I banged out my frustration on the keyboard, telling the guy we were now more than two hours past the appointment window and nobody had shown up. He looked at the information on the call and typed back – “Mr Duffey, the call has been completed and closed”
What? I never saw anyone? The virtual rep tells me that the tech put a filter out at the pole on the road that blocks the tv signal but still allows internet to pass through. As this reality dawned on me I was even more annoyed.
I banged out more to the rep. “Why am I told that I need to be home for this call when the tech doesn’t even come to the house?” “Why was I told on the phone that a tech was going to be out in a half hour if the call was already closed?” and finally “Part of the call was supposed to be the tech picking up the cable cards that were in the Tivo’s, now what?”
The only thing that he could account for was a customer is requested to be home just IN CASE it is necessary to get in the house.

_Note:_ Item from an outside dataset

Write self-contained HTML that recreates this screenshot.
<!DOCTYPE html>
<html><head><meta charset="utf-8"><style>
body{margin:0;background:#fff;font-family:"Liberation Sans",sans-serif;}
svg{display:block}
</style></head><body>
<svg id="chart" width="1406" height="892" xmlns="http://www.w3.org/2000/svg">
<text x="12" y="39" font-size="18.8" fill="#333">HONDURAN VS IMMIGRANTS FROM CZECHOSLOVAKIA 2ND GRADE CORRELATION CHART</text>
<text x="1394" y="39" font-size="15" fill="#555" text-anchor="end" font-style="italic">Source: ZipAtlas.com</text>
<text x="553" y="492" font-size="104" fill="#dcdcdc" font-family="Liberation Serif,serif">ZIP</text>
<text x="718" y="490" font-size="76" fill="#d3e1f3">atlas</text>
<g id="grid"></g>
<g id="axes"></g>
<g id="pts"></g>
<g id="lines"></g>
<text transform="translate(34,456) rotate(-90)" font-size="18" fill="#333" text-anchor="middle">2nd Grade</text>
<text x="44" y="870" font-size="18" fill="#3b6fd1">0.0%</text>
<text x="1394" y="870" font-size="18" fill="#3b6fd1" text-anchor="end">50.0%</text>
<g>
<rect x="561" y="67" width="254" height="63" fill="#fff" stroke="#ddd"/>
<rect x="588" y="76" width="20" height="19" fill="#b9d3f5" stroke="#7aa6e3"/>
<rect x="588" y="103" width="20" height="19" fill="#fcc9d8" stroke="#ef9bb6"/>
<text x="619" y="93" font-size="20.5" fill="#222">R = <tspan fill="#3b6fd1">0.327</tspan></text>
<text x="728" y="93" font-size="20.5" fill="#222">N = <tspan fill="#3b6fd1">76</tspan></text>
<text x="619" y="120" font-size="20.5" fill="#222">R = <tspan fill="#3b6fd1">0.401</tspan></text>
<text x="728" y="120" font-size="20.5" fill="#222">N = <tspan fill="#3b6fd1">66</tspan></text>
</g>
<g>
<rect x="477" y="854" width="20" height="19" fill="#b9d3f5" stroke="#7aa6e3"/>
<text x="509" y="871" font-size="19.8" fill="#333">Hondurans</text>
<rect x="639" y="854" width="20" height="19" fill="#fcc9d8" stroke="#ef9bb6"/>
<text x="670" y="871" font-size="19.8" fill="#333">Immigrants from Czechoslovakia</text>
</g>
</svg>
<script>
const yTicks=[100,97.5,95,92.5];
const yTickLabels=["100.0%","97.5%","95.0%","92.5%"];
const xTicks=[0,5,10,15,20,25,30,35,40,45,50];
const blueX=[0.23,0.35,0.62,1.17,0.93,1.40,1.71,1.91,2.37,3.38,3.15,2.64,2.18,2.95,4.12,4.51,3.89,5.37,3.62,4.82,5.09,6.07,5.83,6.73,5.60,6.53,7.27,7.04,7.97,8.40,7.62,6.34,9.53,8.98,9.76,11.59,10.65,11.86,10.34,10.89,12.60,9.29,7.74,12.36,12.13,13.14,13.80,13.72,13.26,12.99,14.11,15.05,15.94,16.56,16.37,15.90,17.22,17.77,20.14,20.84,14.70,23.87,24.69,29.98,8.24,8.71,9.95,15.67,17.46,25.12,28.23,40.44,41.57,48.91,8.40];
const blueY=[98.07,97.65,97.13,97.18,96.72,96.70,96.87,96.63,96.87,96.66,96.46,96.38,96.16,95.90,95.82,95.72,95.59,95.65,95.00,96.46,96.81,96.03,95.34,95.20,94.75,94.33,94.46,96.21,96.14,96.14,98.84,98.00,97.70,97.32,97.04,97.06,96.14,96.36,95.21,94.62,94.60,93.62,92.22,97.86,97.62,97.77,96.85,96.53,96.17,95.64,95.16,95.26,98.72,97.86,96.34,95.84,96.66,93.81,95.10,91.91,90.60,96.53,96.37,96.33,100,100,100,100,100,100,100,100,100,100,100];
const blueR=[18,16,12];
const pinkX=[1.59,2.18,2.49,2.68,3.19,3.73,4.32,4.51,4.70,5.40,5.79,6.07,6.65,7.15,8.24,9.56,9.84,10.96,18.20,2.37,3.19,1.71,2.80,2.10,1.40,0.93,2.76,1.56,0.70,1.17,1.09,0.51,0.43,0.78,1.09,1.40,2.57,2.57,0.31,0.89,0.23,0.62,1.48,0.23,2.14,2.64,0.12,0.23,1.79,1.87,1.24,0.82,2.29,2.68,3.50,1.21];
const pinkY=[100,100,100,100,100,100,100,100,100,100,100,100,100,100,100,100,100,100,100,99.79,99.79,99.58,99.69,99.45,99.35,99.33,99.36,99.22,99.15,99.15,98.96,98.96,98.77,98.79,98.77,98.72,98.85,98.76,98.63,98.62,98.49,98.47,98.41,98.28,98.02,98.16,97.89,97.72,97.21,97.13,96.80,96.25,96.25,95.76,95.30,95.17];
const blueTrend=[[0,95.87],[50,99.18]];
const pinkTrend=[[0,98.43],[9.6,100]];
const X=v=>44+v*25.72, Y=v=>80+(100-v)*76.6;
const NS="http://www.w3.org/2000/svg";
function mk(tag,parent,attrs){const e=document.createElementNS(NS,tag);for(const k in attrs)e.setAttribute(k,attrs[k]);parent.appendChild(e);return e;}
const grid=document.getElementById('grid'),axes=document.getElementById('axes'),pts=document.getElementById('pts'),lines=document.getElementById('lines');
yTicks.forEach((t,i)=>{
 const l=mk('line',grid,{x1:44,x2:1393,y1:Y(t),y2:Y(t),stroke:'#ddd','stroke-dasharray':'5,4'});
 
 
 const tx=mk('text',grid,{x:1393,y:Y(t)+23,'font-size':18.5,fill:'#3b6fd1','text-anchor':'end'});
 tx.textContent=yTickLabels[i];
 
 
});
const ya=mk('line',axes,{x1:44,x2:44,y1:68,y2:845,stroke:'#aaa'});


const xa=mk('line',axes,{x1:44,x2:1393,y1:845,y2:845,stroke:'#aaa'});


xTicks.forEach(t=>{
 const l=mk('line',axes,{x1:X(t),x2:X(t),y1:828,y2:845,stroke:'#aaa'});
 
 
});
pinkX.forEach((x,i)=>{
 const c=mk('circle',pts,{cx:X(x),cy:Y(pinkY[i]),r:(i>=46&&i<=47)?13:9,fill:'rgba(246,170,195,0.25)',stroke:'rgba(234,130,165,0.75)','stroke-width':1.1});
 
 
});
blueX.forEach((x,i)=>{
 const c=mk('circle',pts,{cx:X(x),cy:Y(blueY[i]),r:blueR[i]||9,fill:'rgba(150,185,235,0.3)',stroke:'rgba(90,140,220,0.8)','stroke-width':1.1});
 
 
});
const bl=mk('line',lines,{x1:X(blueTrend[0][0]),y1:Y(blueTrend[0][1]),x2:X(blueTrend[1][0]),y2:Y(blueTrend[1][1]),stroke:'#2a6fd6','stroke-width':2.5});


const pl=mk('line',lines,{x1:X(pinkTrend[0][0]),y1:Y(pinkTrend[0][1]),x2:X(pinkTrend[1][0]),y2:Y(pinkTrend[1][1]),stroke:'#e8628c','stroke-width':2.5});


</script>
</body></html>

Um ok fine but then would it not make sense to let the customer know that the call is done if you aren’t going to knock on the door? The lack of common sense in the way the situation was handled was baffling.
So if wasting half of my day waiting was not enough, the rep told me to get credit for the cable cards (and cable modem) I would need to return them to the local Comcast office 20 miles away. Gee, I get to make a road trip as well to fix your lack of responsibility? Great! Thanks! I just shook my head as I closed the chat window, thinking how fitting that even my attempt to break free of Comcast was marred by yet another bungled effort at customer service on their part.
Like I said I also was returning their cable modem that I was being charged $5 a month to lease. I finally put Jeremy’s old cable modem into service. I made a stop at the Comcast office early in the afternoon. I was helped by a fittingly grumpy woman at the desk that was as friendly as a gargoyle. I shoved the Comcast equipment across the desk to her, got my receipt that proved I turned it in and got the hell out of there.
Getting all of the yard sale stuff together wasn’t much fun. I drove the truck into the back yard and used it to load up the stuff. In addition to unwanted items I threw in a couple plastic shelving units that I broke apart into individual sections to give me additional “table” space. We have a ton of stuff to unload.
My OTA HD project was a total success. After burying the cable I attached it to an unused port on the grounding block used for the satellite dish. After connecting that line in the attic to the splitter I went inside and reconfigured the Tivos for antenna only operation. The picture quality through out the house looked great, I was very happy with the end result.
Having such a large antenna definitely paid off in this situation. Being able to push that signal through all of that coax, split it and still get high signal level on all of the tv’s in the house is largely because this antenna is able to pull in digital air transmissions so well.
I also added some plugins to my playon.tv installation to pull in content from various online sources. I need to get some sort of DLNA compatible device to grab this stuff back in the bedroom. In the great room I can use the Wii for this purpose although navigation of the playon interface through the Wii is a bit clunky. Streaming video over the Wii’s wireless connection is less than ideal. I would much prefer to have it hard wired to my home gigabit network.
It’s kind of ironic that I am back to using the same method for my TV reception that we used in Gouglersville growing up in the 70’s. However in that situation we only were only able to grab literally 4 or 5 stations and somewhat grainy versions at that since our location near the bottom of a valley blocked good reception from the broadcast towers.
Getting to enjoy crisp digital HD on my 73 incher instead of a snowy picture on a 25 inch genuine wood grain console unit is another large improvement from my tv viewing experience 30 years ago.